Lastly, and perhaps most importantly, I have learned to say no. This is new for me. If it was something optional like a social function or a volunteer opportunity, the question used to be, “should I do this?” Now it is, “do I want to do this?” No thank you has become the phrase that pays.
Alternatively, I say yes to me. I had some reading to catch up on for my program and thought I’d like to do it outside. So I packed a bag and read at the beach. No big to-do. Granted that’s not possible for all of us for myriad reasons, but we all have our own version of saying yes to ourselves.
Why is taking care of yourself so important? Self-care builds trust within you. When you are good to yourself, the knowledge that your choices directly affect your quality of life goes bone-deep. It then becomes possible to break a pattern of behavior that no longer serves you. This critical connection with yourself empowers you to mindfully choose what is good for you. The most important relationship in your life is with yourself. I have broken a great many unhealthy patterns in just this way and I feel good.
When you take the very best care of yourself, you begin to live the life you always wanted. And that’s not just “okay,” it’s fan-freaking-tastic.
WRITING PROMPT: Do you have harmful labels you’d like to let go of? What is your self-care routine? I hope you will be good to yourself today.

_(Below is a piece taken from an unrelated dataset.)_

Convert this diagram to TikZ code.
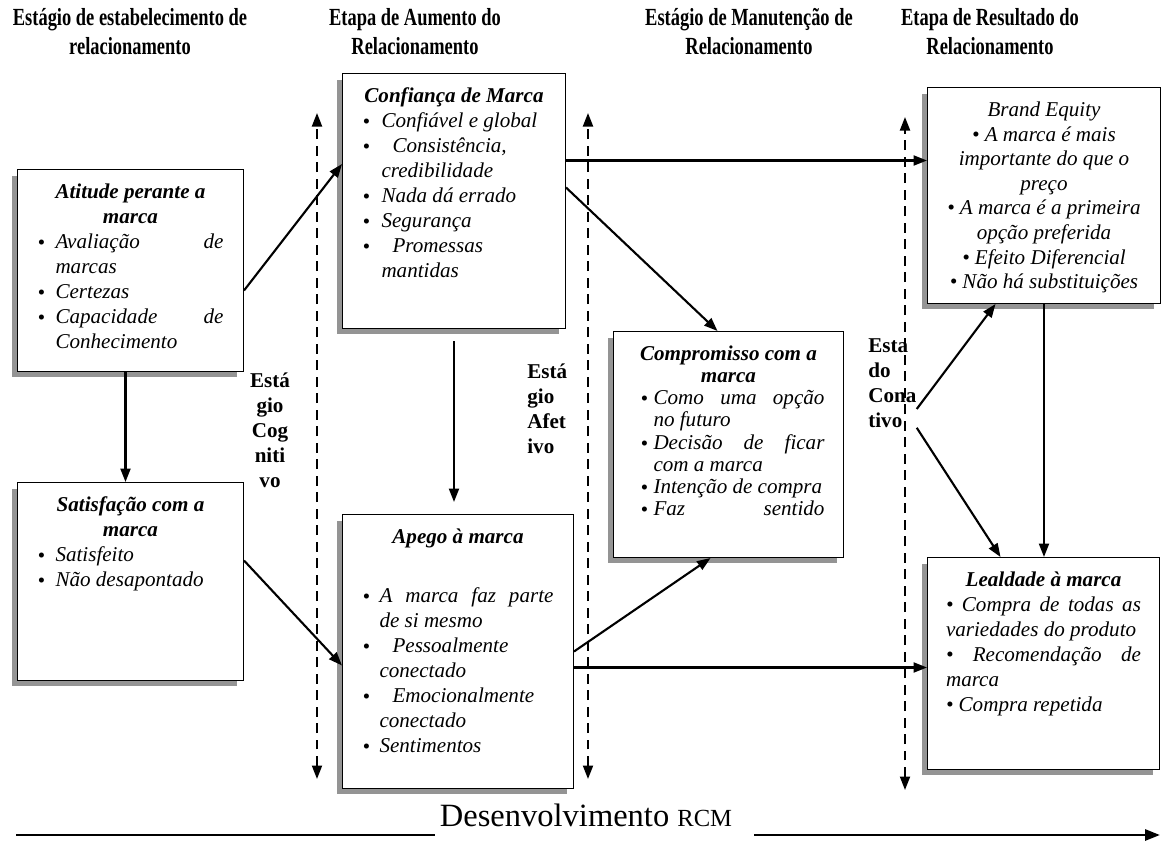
\documentclass[tikz,border=0pt]{standalone}
\usepackage{fontspec}
\setmainfont{Liberation Serif}
\newfontfamily\headfont[FakeStretch=0.75]{Liberation Serif}
\usetikzlibrary{arrows.meta, shadows}
\hyphenpenalty=10000
\exhyphenpenalty=10000
\newcommand{\bpt}[2][0.36cm]{\par\hangindent=#1\hangafter=1\noindent\makebox[#1][l]{\raisebox{-0.1ex}{\large\textbullet}}#2}
\tikzset{
  % Box styles
  cardbox/.style={rectangle, draw=black, line width=0.6pt, fill=white, anchor=north west, align=justify, inner xsep=0.4cm, inner ysep=0pt, text height=0.58cm, font=\fontsize{12}{14.2}\selectfont\itshape, drop shadow={shadow xshift=-0.12cm, shadow yshift=-0.12cm, fill=black!42, opacity=1}},
  headtext/.style={align=center, font=\headfont\fontsize{14}{16.5}\selectfont\bfseries},
  stagetext/.style={inner sep=0pt, font=\fontsize{12}{14.2}\selectfont\bfseries},
  % Arrow styles
  flowarrow/.style={-{Triangle[length=0.27cm,width=0.2cm]}, line width=1.2pt},
  stagearrow/.style={{Triangle[length=0.27cm,width=0.2cm]}-{Triangle[length=0.27cm,width=0.2cm]}, line width=1.1pt, dash pattern=on 0.2cm off 0.13cm},
  devline/.style={line width=1.6pt}
}
\begin{document}
\begin{tikzpicture}[x=0.02cm, y=-0.02cm]
  \useasboundingbox (0,0) rectangle (1163,842);

  % stage headings
  \node[headtext] (head1) at (130,32) {Estágio de estabelecimento de\\relacionamento};
  \node[headtext] (head2) at (415,32) {Etapa de Aumento do\\Relacionamento};
  \node[headtext] (head3) at (749,32) {Estágio de Manutenção de\\Relacionamento};
  \node[headtext] (head4) at (990,32) {Etapa de Resultado do\\Relacionamento};

  % boxes
  \node[cardbox, text width=3.72cm, text depth=3.46cm] (atitude) at (17,169) {%
    {\centering\bfseries Atitude perante a\\marca\par}
    \bpt{Avaliação de\linebreak marcas}
    \bpt{Certezas}
    \bpt{Capacidade de\linebreak Conhecimento}\par};

  \node[cardbox, text width=3.72cm, text depth=3.38cm] (satisf) at (17,482) {%
    {\centering\bfseries Satisfação com a\\marca\par}
    \bpt{Satisfeito}
    \bpt{Não desapontado}\par};

  \node[cardbox, text width=3.66cm, text depth=4.52cm] (confianca) at (342,73) {%
    {\centering\bfseries Confiança de Marca\par}
    \bpt[0.38cm]{Confiável e global}
    \bpt[0.38cm]{\hspace*{0.22cm}Consistência,\linebreak credibilidade}
    \bpt[0.38cm]{Nada dá errado}
    \bpt[0.38cm]{Segurança}
    \bpt[0.38cm]{\hspace*{0.22cm}Promessas\linebreak mantidas}\par};

  \node[cardbox, text width=3.82cm, text depth=4.90cm] (apego) at (342,514) {%
    {\centering\bfseries Apego à marca\par}
    \vspace{0.68cm}
    \bpt[0.34cm]{A marca faz parte\linebreak de si mesmo}
    \bpt[0.34cm]{\hspace*{0.26cm}Pessoalmente\linebreak conectado}
    \bpt[0.34cm]{\hspace*{0.26cm}Emocionalmente\linebreak conectado}
    \bpt[0.34cm]{Sentimentos}\par};

  \node[cardbox, inner xsep=0.38cm, text width=3.84cm, text depth=3.94cm, font=\fontsize{12}{12.6}\selectfont\itshape] (compromisso) at (613,331) {%
    {\centering\bfseries Compromisso com a\\marca\par}
    {\leftskip=0.16cm
    \bpt[0.26cm]{Como uma opção\linebreak no futuro}
    \bpt[0.26cm]{Decisão de ficar\linebreak com a marca}
    \bpt[0.26cm]{Intenção de compra}
    \bpt[0.26cm]{Faz\hfill sentido}\par}};

  \node[cardbox, inner xsep=0.28cm, text width=4.1cm, text depth=3.74cm, font=\fontsize{12}{14}\selectfont\itshape] (brand) at (927,87) {%
    {\centering Brand Equity\\
    \textbullet\ A marca é mais\\
    importante do que o\\
    preço\\
    \textbullet\ A marca é a primeira\\
    opção preferida\\
    \textbullet\ Efeito Diferencial\\
    \textbullet\ Não há substituições\par}};

  \node[cardbox, inner xsep=0.37cm, text width=3.9cm, text depth=3.66cm] (lealdade) at (927,557) {%
    {\centering\bfseries Lealdade à marca\par}
    \textbullet\ Compra de todas as\linebreak variedades do produto\par
    \textbullet\ Recomendação de\linebreak marca\par
    \textbullet\ Compra repetida\par};

  % stage labels
  \node[stagetext, align=center] (cognitivo) at (270,430) {Está\\gio\\Cog\\niti\\vo};
  \node[stagetext, align=left, anchor=west] (afetivo) at (527,409) {Está\\gio\\Afet\\ivo};
  \node[stagetext, align=left, anchor=west] (conativo) at (868,383) {Esta\\do\\Cona\\tivo};

  % stage dividers
  \coordinate (cogtop) at (317,113);
  \coordinate (cogbot) at (317,779);
  \coordinate (afetop) at (588,113);
  \coordinate (afebot) at (588,779);
  \coordinate (contop) at (905,117);
  \coordinate (conbot) at (905,790);
  \draw[stagearrow] (cogbot) -- (cogtop);
  \draw[stagearrow] (afebot) -- (afetop);
  \draw[stagearrow] (conbot) -- (contop);

  % connections
  \draw[flowarrow] ([xshift=-0.1cm]atitude.south) -- ([xshift=-0.1cm]satisf.north);
  \draw[flowarrow] ([yshift=-0.4cm]atitude.east) -- ([yshift=0.74cm]confianca.west);
  \draw[flowarrow] ([yshift=0.42cm]satisf.east) -- ([yshift=-0.28cm]apego.west);
  \draw[flowarrow] ([yshift=0.81cm]confianca.east) coordinate (c1) -- (c1 -| brand.west);
  \draw[flowarrow] ([yshift=0.27cm]confianca.east) -- ([xshift=-0.22cm]compromisso.north);
  \draw[flowarrow, shorten <=0.24cm, shorten >=0.24cm] (confianca.south) -- (confianca.south |- apego.north);
  \draw[flowarrow] (apego.east) -- ([xshift=-0.36cm]compromisso.south);
  \draw[flowarrow] ([yshift=-0.32cm]apego.east) coordinate (a1) -- (a1 -| lealdade.west);
  \draw[flowarrow] ([yshift=-0.52cm]conativo.east) -- ([xshift=-0.97cm]brand.south);
  \draw[flowarrow] (conativo.south east) -- ([xshift=-0.86cm]lealdade.north);
  \draw[flowarrow] (brand.south) -- (brand.south |- lealdade.north);

  % development axis
  \node[font=\fontsize{18.5}{20}\selectfont, inner xsep=0.1cm] (dev) at (586,815) {Desenvolvimento {\fontsize{14}{16}\selectfont RCM}};
  \coordinate (devstart) at (16,835);
  \coordinate (devend) at (1160,835);
  \coordinate (devgap) at ([xshift=0.34cm]dev.east);
  \draw[devline] (devstart) -- (devstart -| dev.west);
  \draw[devline, -{Triangle[length=0.3cm,width=0.22cm]}] (devgap |- devend) -- (devend);
\end{tikzpicture}
\end{document}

*I learned this concept from Mel Robbins. I strongly encourage you to check out her no BS approach to self-improvement. She loves to swear. 🙂
**Jay Shetty teaches that being specific about why we are grateful stays with us throughout the day, raises our vibration and even boosts our immune system. He suggests reaching out to the person we are grateful to and communicating exactly what they did meant to us, creating an even more valuable experience for both people.